# Best Fishing rods for Salmon



## sophiagrace77 (Sep 26, 2017)

Hello,

I'm just looking to know, Which is the best best Fishing rods for Salmon or which Fishing rods do you use ?


Thanks
Fish Jumanji


----------



## John Smith_inFL (Nov 22, 2009)

SALMON ?? in FLORIDA ??
Don't Think So

the closest thing we have to salmon is the American Shad - is that what you mean ?


----------



## SloppyTilapia (Oct 4, 2013)

:spam:????


----------



## John Smith_inFL (Nov 22, 2009)

Sloppy - - - 
if it looks like a duck, walks like a duck, smells like a duck, quacks like a duck, 
by golly you done went and got yourself a _DUCK_ !!!


----------



## SloppyTilapia (Oct 4, 2013)

Every post from OP is very broken English and sometimes doesn't even pertain to the question/issue in the thread. I'm scared to see what's embedded in that link.


----------



## John Smith_inFL (Nov 22, 2009)

in one of his first posts, I got up the nerve to check it out.
I don't know how this person has a connection with the website
but it is for a Deep Sea Fishing charter company in Miami.
it has actual photos of Jumanji Fishing Charters . . . . 
but - the website is professionally done with "_perfect_" English.

so I am only guessing here that his posts are just an attempt to drum up a little business
with free advertisement. his website has NOTHING to do with pier or surf fishing.
just a big arse charter boat going after big arse fish . . . which is cool with me.
I like big red snapper - I don't care how they are caught LOL. (legally, of course).
it is just a brain burner as how his big arse charter boat company with all the latest 21st Century
electronics and equipment has to come here to us ground pounders to ask about what tackle to use for Atlantic Salmon
that is only found way "Up Nawth" - and I mean a _looonnnnnnnggggg_ way Up Nawth from Miami !!!

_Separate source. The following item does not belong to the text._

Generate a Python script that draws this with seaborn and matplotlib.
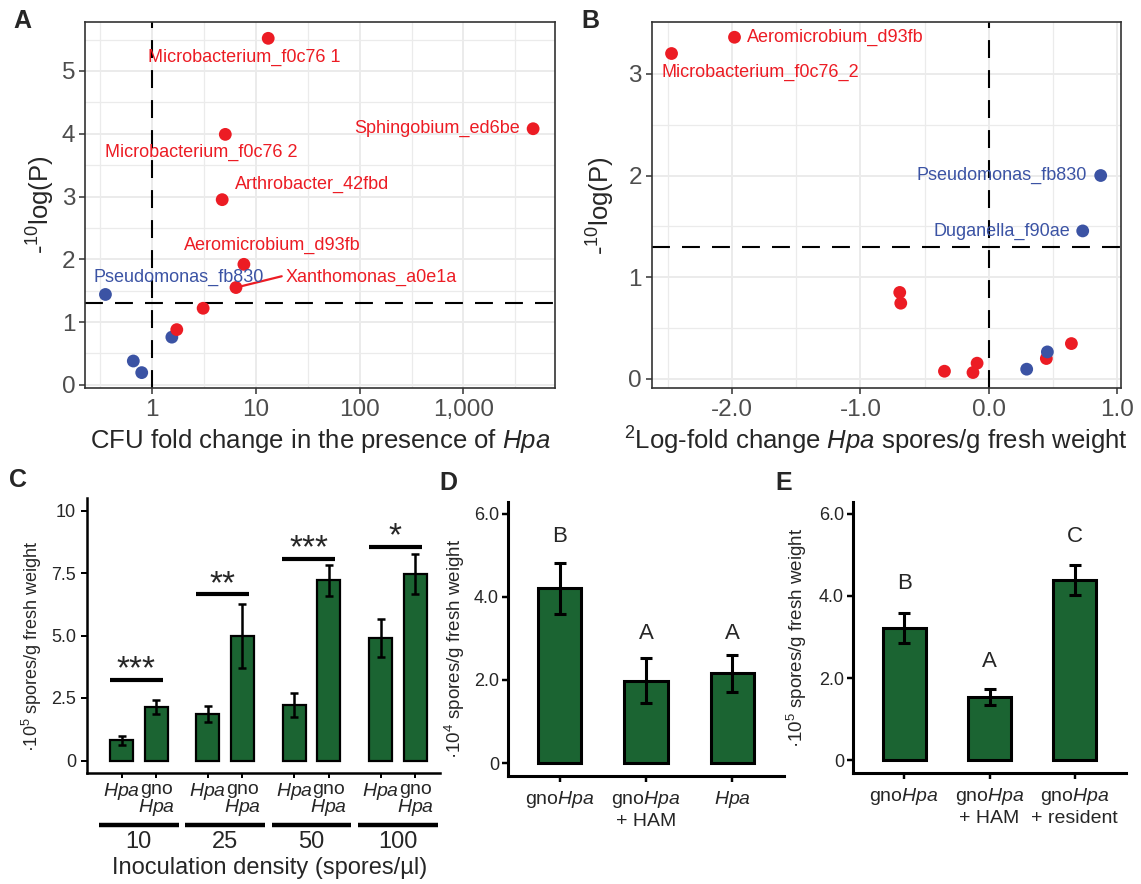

but yes, I feel it is okay to check him out. (( but it is still






, no matter how you fry it ))

their "blog" has all the topics and information that any _TROLL _can collect from fishing and boating sites such as ours.










.


----------



## SloppyTilapia (Oct 4, 2013)

Kudos to you for checking out the link......I was scared it may have one of them computer crashing viruses embedded in it. I guess you are right, they just trying any way possible to get their name out there and drum up some business.


----------